Не соглашаясь с развиваемыми в несолидарном чтении идеями, магистральное авангардоведение раз и навсегда занесло его в графу "антиавангард". Исключение делается лишь для Маркова, написавшего свою пионерскую книгу о футуризме в отчетливо несолидарном ключе, а в своих проницательных работах о Хлебникове занявшего, так сказать, центристскую позицию. Чувствуется, что он мыслил об авангарде не теми способами, которые авангард навязывал своему читателю, но одновременно любил Хлебникова той любовью, какая возникает у читателей, принадлежащих к следующему поколению и желающих подарить миру открытого ими писателя.

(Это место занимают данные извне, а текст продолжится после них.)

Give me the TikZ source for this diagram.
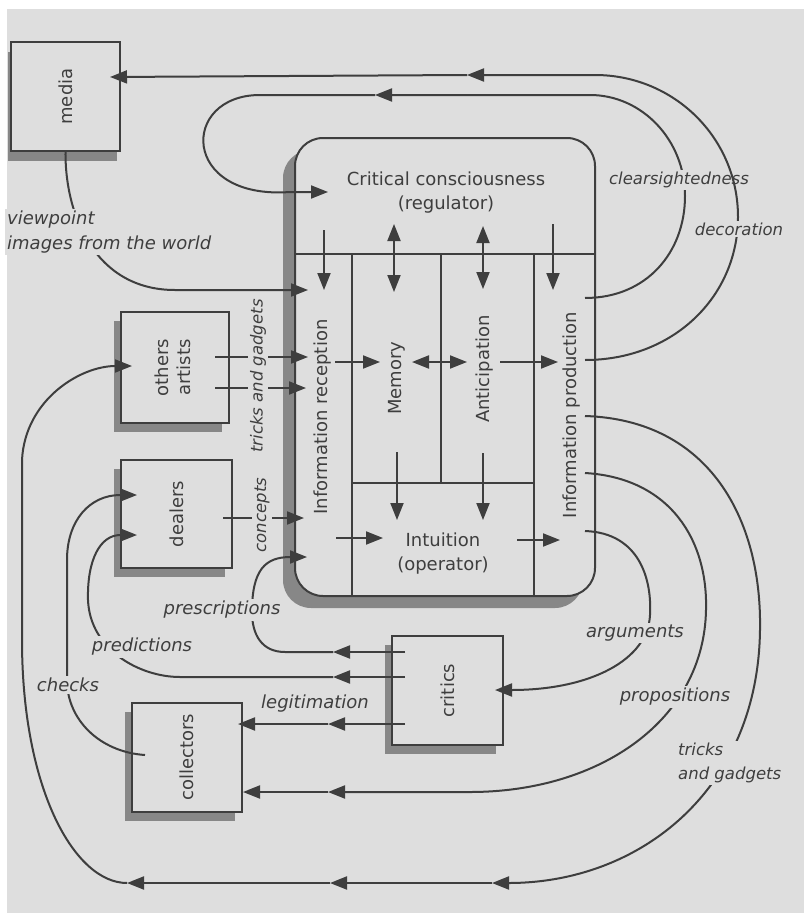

Меры по подавлению инакомыслия, принимавшиеся магистральным авангардоведением, ясно свидетельствуют о том, что оно унаследовало однопартийную модель, характерную для кубофутуристов, бытовавшую все советское время и возрождающуюся в наши дни: кто не с нами, тот против нас; правота у большинства, а меньшинству не место на нашем "пароходе современности".
Что касается меня, то я не испытываю к авангарду ни любви, ни не нелюбви и старюсь избегать как Сциллы "рго", так и Харибды "contra". Впадение в одну из этих крайностей делает невозможной объективную диагностику изучаемого объекта, что относительно недавно было подчеркнуто А. А. Зализняком, автором книги о подлинности "Слова о полку Игореве", получившим за нее литературную премию Александра Солженицына. Вот отрывок из его речи на церемонии вручения этой премии 9 мая 2007 года:
"[Е]сли книга по такому "горячему" вопросу, как происхождение "Слова о полку Игореве", пишется из патриотических побуждений, то ее выводы на настоящих весах уже по одной этой причине весят меньше, чем хотелось бы… [Е]сли у исследователя имеется сильный глубинный стимул "тянуть" в определенную сторону, то специфика дела… позволяет находить всё новые и новые аргументы в нужную пользу… В деле о "Слове о полку Игореве", к сожалению, львиная доля аргументации пронизана именно такими стремлениями – тем, у кого на знамени патриотизм, нужно, чтобы произведение было подлинным; тем, кто убежден в… российской отсталости, нужно, чтобы было поддельным… [П]олучается разговор глухих".